The lines to extract run from the start of the records through the line with "ax.spines['bottom'].set_linewidth(1.2)", both ends included; drop the pictures.

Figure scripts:
## BEGIN
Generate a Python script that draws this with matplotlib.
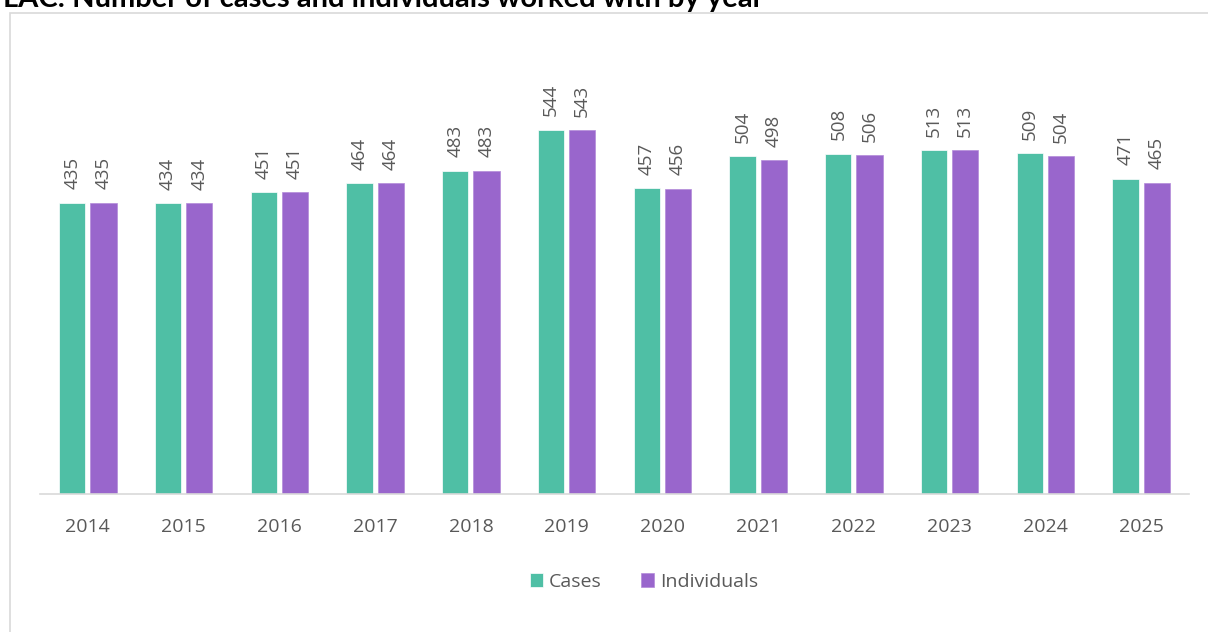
import numpy as np
import matplotlib.pyplot as plt
from matplotlib.patches import Rectangle

years = ['2014', '2015', '2016', '2017', '2018', '2019',
         '2020', '2021', '2022', '2023', '2024', '2025']
cases = [435, 434, 451, 464, 483, 544, 457, 504, 508, 513, 509, 471]
individuals = [435, 434, 451, 464, 483, 543, 456, 498, 506, 513, 504, 465]

green = '#4fbfa5'
purple = '#9966cc'
grey = '#595959'

plt.rcParams['font.family'] = ['Open Sans', 'DejaVu Sans']

fig = plt.figure(figsize=(12.08, 6.32), dpi=100)
W, H = 1208, 632

# chart frame (runs off the right/bottom edge)
fig.patches.append(Rectangle((10 / W, -0.1), 1.2, 1 - 13 / H + 0.1,
                             transform=fig.transFigure, fill=False,
                             edgecolor='#d9d9d9', linewidth=1.2))

fig.text(3 / W, 1 - 7 / H, 'LAC: Number of cases and individuals worked with by year',
         fontsize=21, fontweight='bold', color='black', va='baseline', ha='left',
         family=['Lato', 'DejaVu Sans'])

ax = fig.add_axes([40 / W, 1 - 494 / H, 1149 / W, 434 / H])
x = np.arange(len(years))
w = 0.272
off = 0.163
b1 = ax.bar(x - off, cases, w, color=green, edgecolor='white', linewidth=0.5, label='Cases')
b2 = ax.bar(x + off, individuals, w, color=purple, edgecolor='#b38ad9', linewidth=0.5, label='Individuals')

for bars, vals in ((b1, cases), (b2, individuals)):
    for rect, v in zip(bars, vals):
        ax.text(rect.get_x() + rect.get_width() / 2, v + 20, str(v),
                rotation=90, ha='center', va='bottom', fontsize=13.5, color=grey)

ax.set_xlim(-0.5, len(years) - 0.5)
ax.set_ylim(0, 648)
ax.set_xticks(x)
ax.set_xticklabels(years, fontsize=14, color=grey)
ax.tick_params(axis='x', length=0, pad=17)
ax.set_yticks([])
for s in ('top', 'right', 'left'):
    ax.spines[s].set_visible(False)
ax.spines['bottom'].set_color('#d9d9d9')
ax.spines['bottom'].set_linewidth(1.2)

fig.legend(handles=[b1, b2], labels=['Cases', 'Individuals'], loc='center',
           bbox_to_anchor=(644 / W, 1 - 582 / H), ncol=2, frameon=False,
           fontsize=14, handlelength=0.7, handleheight=0.7, handletextpad=0.3,
           columnspacing=2.0, labelcolor=grey)

fig.savefig('out.png', dpi=100)
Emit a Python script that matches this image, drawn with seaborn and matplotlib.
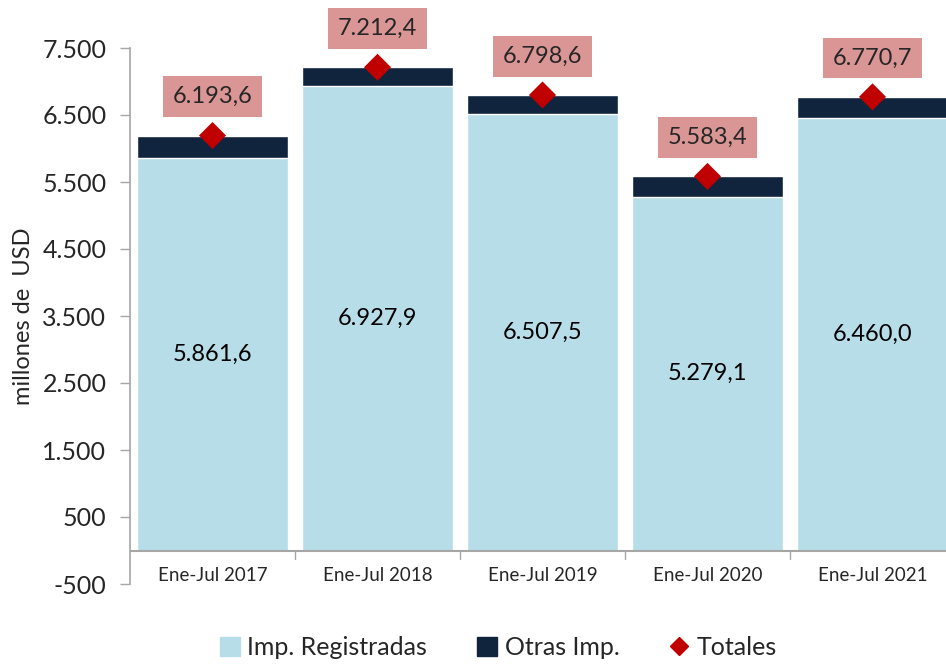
## END
Output below:
Generate a Python script that draws this with matplotlib.
import numpy as np
import matplotlib.pyplot as plt
from matplotlib.patches import Rectangle

years = ['2014', '2015', '2016', '2017', '2018', '2019',
         '2020', '2021', '2022', '2023', '2024', '2025']
cases = [435, 434, 451, 464, 483, 544, 457, 504, 508, 513, 509, 471]
individuals = [435, 434, 451, 464, 483, 543, 456, 498, 506, 513, 504, 465]

green = '#4fbfa5'
purple = '#9966cc'
grey = '#595959'

plt.rcParams['font.family'] = ['Open Sans', 'DejaVu Sans']

fig = plt.figure(figsize=(12.08, 6.32), dpi=100)
W, H = 1208, 632

# chart frame (runs off the right/bottom edge)
fig.patches.append(Rectangle((10 / W, -0.1), 1.2, 1 - 13 / H + 0.1,
                             transform=fig.transFigure, fill=False,
                             edgecolor='#d9d9d9', linewidth=1.2))

fig.text(3 / W, 1 - 7 / H, 'LAC: Number of cases and individuals worked with by year',
         fontsize=21, fontweight='bold', color='black', va='baseline', ha='left',
         family=['Lato', 'DejaVu Sans'])

ax = fig.add_axes([40 / W, 1 - 494 / H, 1149 / W, 434 / H])
x = np.arange(len(years))
w = 0.272
off = 0.163
b1 = ax.bar(x - off, cases, w, color=green, edgecolor='white', linewidth=0.5, label='Cases')
b2 = ax.bar(x + off, individuals, w, color=purple, edgecolor='#b38ad9', linewidth=0.5, label='Individuals')

for bars, vals in ((b1, cases), (b2, individuals)):
    for rect, v in zip(bars, vals):
        ax.text(rect.get_x() + rect.get_width() / 2, v + 20, str(v),
                rotation=90, ha='center', va='bottom', fontsize=13.5, color=grey)

ax.set_xlim(-0.5, len(years) - 0.5)
ax.set_ylim(0, 648)
ax.set_xticks(x)
ax.set_xticklabels(years, fontsize=14, color=grey)
ax.tick_params(axis='x', length=0, pad=17)
ax.set_yticks([])
for s in ('top', 'right', 'left'):
    ax.spines[s].set_visible(False)
ax.spines['bottom'].set_color('#d9d9d9')
ax.spines['bottom'].set_linewidth(1.2)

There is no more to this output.